I remember when Friday was one of the best days of the week. It ended my main job work week. Just about everyone I knew at work looked forward to Fridays. It signaled that two days of relaxation were almost upon us. Now that wasn’t true for everyone, like me for example. Fridays signaled the end of one job’s work week but the beginning of a work weekend at a second job. I’m not complaining, mind you, that’s just many of us older folk did to provide for our families. We did not depend on the state, and thus you, to just give us things.
I mention this because of a news story I heard on the radio this morning. As the new school year in Portland opens next week, the report said than 33-hundred of the 72-hundred Portland students are eligible for free breakfast. That’s outrageous! Not the free breakfast program but rather it is the fact that nearly a half of all Portland children live in families that meet state welfare assistance guidelines for the program.
How sad that our state government has created a society in this state that is so dependent on welfare to make ends meet. Jobs are leaving Maine at a tremendous pace. Just this week, for example, we learned of several hundred jobs being eliminated in at least two and possibly three paper mills. Drive around the area and see all the empty store fronts. Because we live here many of our citizens believe this is the way it is country wide. After all, they’ve been told the poor economy is the result of President Bush’s programs and has nothing to do with our state.

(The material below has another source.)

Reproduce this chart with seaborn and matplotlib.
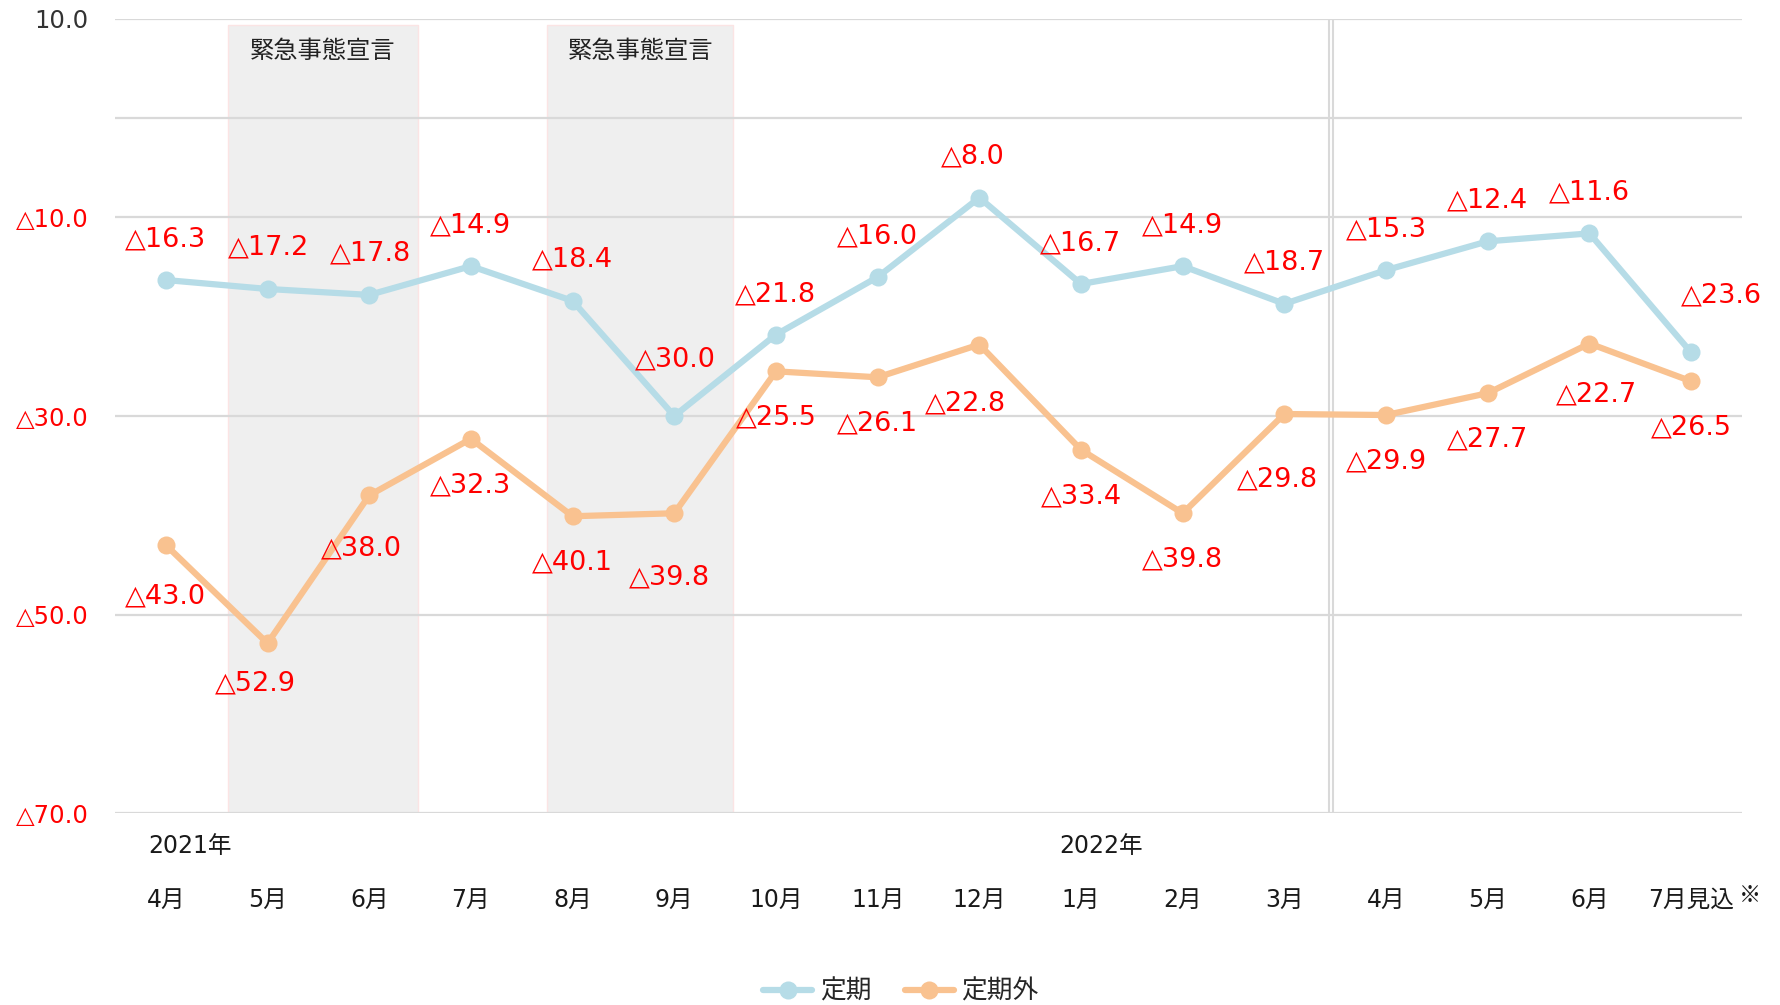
# 定期 / 定期外 前年比推移チャート
import numpy as np
import pandas as pd
import matplotlib
matplotlib.use("Agg")
import matplotlib.pyplot as plt
import seaborn as sns

# ── data ─────────────────────────────────────────────
months = ["4月", "5月", "6月", "7月", "8月", "9月", "10月", "11月", "12月",
          "1月", "2月", "3月", "4月", "5月", "6月", "7月見込"]
teiki = [-16.3, -17.2, -17.8, -14.9, -18.4, -30.0, -21.8, -16.0, -8.0,
         -16.7, -14.9, -18.7, -15.3, -12.4, -11.6, -23.6]
teikigai = [-43.0, -52.9, -38.0, -32.3, -40.1, -39.8, -25.5, -26.1, -22.8,
            -33.4, -39.8, -29.8, -29.9, -27.7, -22.7, -26.5]
series_names = ["定期", "定期外"]
years = ["2021年", "2022年"]
year_pos = [0.24, 9.2]
emergency_label = "緊急事態宣言"
emergency_spans = [(0.61, 2.48), (3.75, 5.58)]
fiscal_break = 11.46
y_ticks = [10, 0, -10, -30, -50, -70]

# label offsets in pixels (dx, dy)
off_teiki = [(0, 41), (1, 41), (1, 41), (0, 41), (0, 41), (1, 57), (0, 40), (0, 41),
             (-7, 41), (0, 41), (0, 41), (0, 41), (0, 41), (0, 41), (0, 41), (30, 57)]
off_gai = [(0, -51), (-12, -40), (-8, -53), (0, -47), (0, -46), (-5, -64), (0, -46), (0, -46),
           (-14, -59), (0, -47), (0, -46), (-7, -65), (0, -46), (0, -46), (7, -51), (0, -46)]

BLUE = "#b6dce7"
ORANGE = "#f9c290"
RED = "#ff0000"
GRID = "#d9d9d9"


def fmt(v):
    if v < 0:
        return f"△{-v:.1f}"
    return f"{v:.1f}"


# ── style ────────────────────────────────────────────
sns.set_style("white")
plt.rcParams["font.family"] = ["DejaVu Sans", "Noto Sans CJK JP"]

n = len(months)
df = pd.DataFrame({
    "idx": list(range(n)) * 2,
    "value": teiki + teikigai,
    "series": [series_names[0]] * n + [series_names[1]] * n,
})

fig = plt.figure(figsize=(17.81, 10.05), dpi=100)
ax = fig.add_axes([115 / 1781, 1 - 813 / 1005, (1742 - 115) / 1781, (813 - 19) / 1005])

# shaded emergency periods
for x0, x1 in emergency_spans:
    ax.axvspan(x0, x1, ymin=0, ymax=0.993, facecolor="#efefef", edgecolor="#fbe4e4",
               lw=1, zorder=0.2)
    ax.text((x0 + x1) / 2, 0.96, emergency_label, transform=ax.get_xaxis_transform(),
            ha="center", va="center", fontsize=17.5, color="#222222",
            family=["Noto Sans CJK JP", "DejaVu Sans"])

# fiscal year separator (double line)
for dx in (-0.02, 0.02):
    ax.axvline(fiscal_break + dx, color=GRID, lw=1.5, zorder=0.5)

sns.lineplot(data=df, x="idx", y="value", hue="series",
             palette={series_names[0]: BLUE, series_names[1]: ORANGE},
             marker="o", markersize=13, markeredgewidth=0, linewidth=4.5,
             ax=ax, zorder=3)

# data labels
for vals, offs in ((teiki, off_teiki), (teikigai, off_gai)):
    for i, (v, (dx, dy)) in enumerate(zip(vals, offs)):
        ax.annotate(fmt(v), (i, v), xytext=(dx, dy), textcoords="offset pixels",
                    ha="center", va="center", color=RED, fontsize=19.5, zorder=4)

# axes
ax.set_xlim(-0.5, n - 0.5)
ax.set_ylim(-70, 10)
ax.set_yticks(y_ticks)
ax.set_yticklabels(["" if v == 0 else fmt(v) for v in y_ticks], fontsize=17.5)
for lbl, v in zip(ax.get_yticklabels(), y_ticks):
    lbl.set_color(RED if v < 0 else "#333333")
ax.set_xticks(range(n))
ax.set_xticklabels(months, fontsize=17, color="#1a1a1a")
ax.tick_params(axis="x", length=0, pad=54)
ax.tick_params(axis="y", length=0, pad=19)
ax.grid(axis="y", color=GRID, lw=1.6)
ax.grid(axis="x", visible=False)
ax.set_axisbelow(True)
for sp in ax.spines.values():
    sp.set_visible(False)
ax.set_xlabel("")
ax.set_ylabel("")

# ※ after the last month label
ax.annotate("※", (n - 1, 0), xycoords=("data", "axes fraction"), xytext=(59, -82),
            textcoords="offset pixels", ha="center", va="center", fontsize=16,
            color="#1a1a1a", family=["Noto Sans CJK JP", "DejaVu Sans"])

# year labels
for yr, xp in zip(years, year_pos):
    ax.annotate(yr, (xp, 0), xycoords=("data", "axes fraction"), xytext=(0, -33),
                textcoords="offset pixels", ha="center", va="center", fontsize=17,
                color="#1a1a1a")

# legend
handles, labels = ax.get_legend_handles_labels()
ax.legend_.remove()
fig.legend(handles, labels, loc="center", bbox_to_anchor=(901 / 1781, 1 - 992 / 1005),
           ncol=2, frameon=False, fontsize=18.5, handlelength=1.9, columnspacing=1.3,
           handletextpad=0.3)

plt.savefig("out.png", dpi=100)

Of course we no longer have a news media here that tells us about the growth in other areas of the country or about the growth in consumer confidence elsewhere and the growth of the national economy. Our news media simply parrots the press releases from our state government telling us not to worry; it will take care of us. Meanwhile the people of Maine trying to maintain good employment and provide for their families see taxes and fees rising so they have to contribute more to folks not earning and take it away from their own families.

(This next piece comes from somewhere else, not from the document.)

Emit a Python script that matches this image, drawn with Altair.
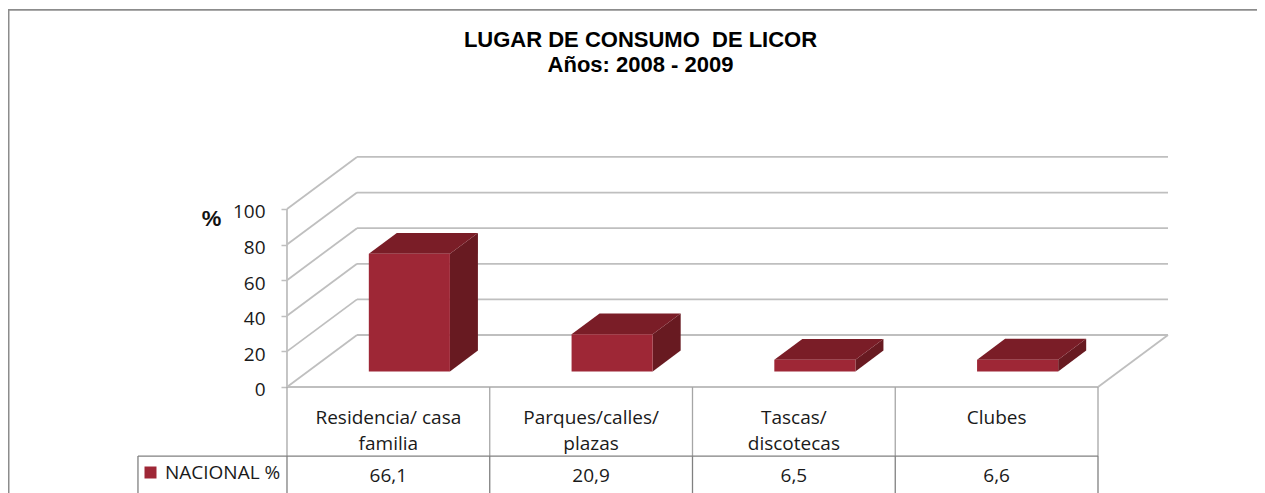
import altair as alt
import pandas as pd

categories = ["Residencia/ casa\nfamilia", "Parques/calles/\nplazas", "Tascas/\ndiscotecas", "Clubes"]
values = [66.1, 20.9, 6.5, 6.6]
value_labels = ["66,1", "20,9", "6,5", "6,6"]
series_name = "NACIONAL %"
y_ticks = [0, 20, 40, 60, 80, 100]
title_lines = ["LUGAR DE CONSUMO\u00a0 DE LICOR", "Años: 2008 - 2009"]

# Projection of the 3D box: depth 0..1 shifts right and up
DX = 70 / 202.75      # category units per unit of depth
DY = 52 / 1.78        # value units per unit of depth
D0, D1 = 0.3, 0.7     # depth occupied by the bars
B0, B1 = 0.3, 0.7     # share of the category occupied by the bars
ROW1 = -38.8          # bottom of the category row in value units
YMIN, YMAX = -59.55, 212.9
XMIN, XMAX = -1.376, 4.7842
LEGEND_X = -0.735     # left end of the table's legend cell
n = len(categories)

FRONT, TOP, SIDE = "#9E2736", "#7A1D27", "#681A21"
GRID, TABLE, TABLE2, FRAME = "#BFBFBF", "#A6A6A6", "#808080", "#8C8C8C"
FONT = "Open Sans"
FS = 19

xs = alt.Scale(domain=[XMIN, XMAX], nice=False, zero=False)
ys = alt.Scale(domain=[YMIN, YMAX], nice=False, zero=False)
X = lambda f="x": alt.X(f"{f}:Q", scale=xs, axis=None, title=None)
Y = lambda f="y", **k: alt.Y(f"{f}:Q", scale=ys, axis=None, title=None, **k)
x2 = alt.X2("x2:Q")
y2 = alt.Y2("y2:Q")


def segs(rows):
    out = []
    for i, (a, b, c, d) in enumerate(rows):
        out += [{"s": i, "x": a, "y": b}, {"s": i, "x": c, "y": d}]
    return pd.DataFrame(out)


def lines(rows, color, width):
    return alt.Chart(segs(rows)).mark_line(color=color, strokeWidth=width, clip=True).encode(
        x=X(), y=Y(), detail="s:N", order=alt.Order("x:Q"))


grid_rows = []
for t in y_ticks:
    grid_rows.append((0, t, DX, t + DY))
    grid_rows.append((DX, t + DY, n + DX, t + DY))
grid_rows += [(0, 0, n, 0), (n, 0, n + DX, DY), (0, 0, 0, 100)]
grid = lines(grid_rows, GRID, 1.8)

table1 = lines([(i, 0, i, ROW1) for i in range(n + 1)], TABLE, 1.3)
table2 = lines([(LEGEND_X, ROW1, n, ROW1)] +
               [(i, ROW1, i, YMIN) for i in range(n + 1)] +
               [(LEGEND_X, ROW1, LEGEND_X, YMIN)], TABLE2, 1.3)
frame = lines([(XMIN, 211.8, XMAX, 211.8), (XMIN + 0.003, 211.8, XMIN + 0.003, YMIN)], FRAME, 1.8)

top_rows, side_rows, front_rows = [], [], []
for i, v in enumerate(values):
    for d in (D0, D1):
        top_rows.append({"c": i, "y": v + d * DY, "x": i + B0 + d * DX, "x2": i + B1 + d * DX})
        side_rows.append({"c": i, "x": i + B1 + d * DX, "y": v + d * DY, "y2": d * DY})
    front_rows.append({"c": i, "s": series_name, "x": i + B0 + D0 * DX, "x2": i + B1 + D0 * DX,
                       "y": v + D0 * DY, "y2": D0 * DY})

top = alt.Chart(pd.DataFrame(top_rows)).mark_area(orient="horizontal", color=TOP).encode(
    y=Y(), x=X(), x2=x2, detail="c:N")
side = alt.Chart(pd.DataFrame(side_rows)).mark_area(orient="vertical", color=SIDE).encode(
    x=X(), y=Y(), y2=y2, detail="c:N")
front = alt.Chart(pd.DataFrame(front_rows)).mark_rect().encode(
    x=X(), x2=x2, y=Y(), y2=y2,
    color=alt.Color("s:N", scale=alt.Scale(domain=[series_name], range=[FRONT]),
                    legend=alt.Legend(title=None, orient="none", legendX=133, legendY=455, padding=0,
                                      symbolType="square", symbolSize=144, symbolStrokeWidth=0,
                                      labelFont=FONT, labelFontSize=FS, labelColor="#1A1A1A",
                                      labelOffset=5)))

axis_layer = alt.Chart(pd.DataFrame({"y": y_ticks})).mark_point(opacity=0).encode(
    x=alt.X("y:Q", scale=xs, axis=None, title=None),
    y=alt.Y("y:Q", scale=ys, title="%", axis=alt.Axis(
        values=y_ticks, offset=-279, domain=False, grid=False, tickSize=6, tickColor=GRID, tickWidth=1.5,
        labelFont=FONT, labelFontSize=FS, labelColor="#1A1A1A", labelPadding=16, labelOffset=3,
        titleFont="Liberation Sans", titleFontWeight="bold", titleFontSize=22, titleColor="#111111",
        titleAngle=0, titleAlign="center", titleBaseline="middle", titleX=-76, titleY=210)))

cat_text = alt.Chart(pd.DataFrame({"x": [i + 0.5 for i in range(n)], "y": [-12.6] * n, "t": categories})).mark_text(
    font=FONT, fontSize=FS, color="#1A1A1A", baseline="top", lineBreak="\n", lineHeight=26).encode(
    x=X(), y=Y(), text="t:N")
val_text = alt.Chart(pd.DataFrame({"x": [i + 0.5 for i in range(n)], "y": [-50.0] * n, "t": value_labels})).mark_text(
    font=FONT, fontSize=FS, color="#1A1A1A", baseline="middle").encode(
    x=X(), y=Y(), text="t:N")

chart = alt.layer(axis_layer, grid, table1, table2, frame, side, top, front, cat_text, val_text).properties(
    width=1249, height=485, padding=0,
    autosize=alt.AutoSizeParams(type="none"),
    title=alt.TitleParams(text=title_lines, font="Liberation Sans", fontWeight="bold", fontSize=22,
                          lineHeight=25, color="#000000", anchor="middle", dx=8,
                          baseline="top", offset=-69),
).resolve_axis(y="independent").configure_view(stroke=None)

chart.save("out.html", embed_options={"renderer": "svg", "actions": False})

We have a chance in just a few weeks to start making changes. Will we? It appears Mainers like their taxation.
I’d like to be able to comment on last night’s conclusion to the Democrat convention and the acceptance of Barack Obama and Joe Biden as the party’s nominees for the country’s top offices. I can’t comment, though. No surprise here: I didn’t watch. But it’s fun to ask my Democrat friends just what Obama has ever accomplished? Just how he will make change? Just what he will do for America? I’m not interested in the rhetoric because both parties promise us the world. I’d just like to know real accomplishments that can demonstrate he can lead.

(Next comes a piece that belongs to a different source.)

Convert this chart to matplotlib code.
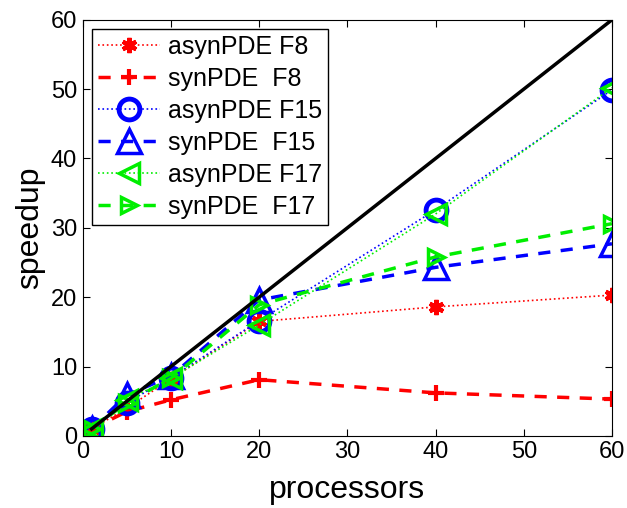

Meanwhile, before this day is over, we’ll learn who Republican John McCain has chosen to be his running mate in November. That announcement is expected about noon. Then it’ll be off to the Republican Convention in Minneapolis-St. Paul. That convention begins Monday and continues through the acceptance speech Thursday. I’ll probably see about as much of that convention on television as I did the Democrat one. Edited to add: It's now later and we have learned that John McCain has chosen Gov. Sarah Palin of Alaska to be his running mate. I'll discuss this more next week.
We have a long weekend coming up. It’s the “last hurrah” for many Mainers as Labor Day comes on a real Monday this year. Camps will be closed, families will gather for cookouts, and most amusement areas will close down, except for a few more weekends. Even though it has been in full swing for more than a year, it is the traditional beginning of the election season. At least it’s the beginning of the campaigns for local and state politicians.
Listen to those candidates carefully and ask them the key questions that affect your taxes, way of life, and Maine’s future. Getting yourself educated is the only way to make informed decisions when you enter the booth in November.
I’ll be back tomorrow, but if I miss you, I hope you have a super Labor Day Weekend.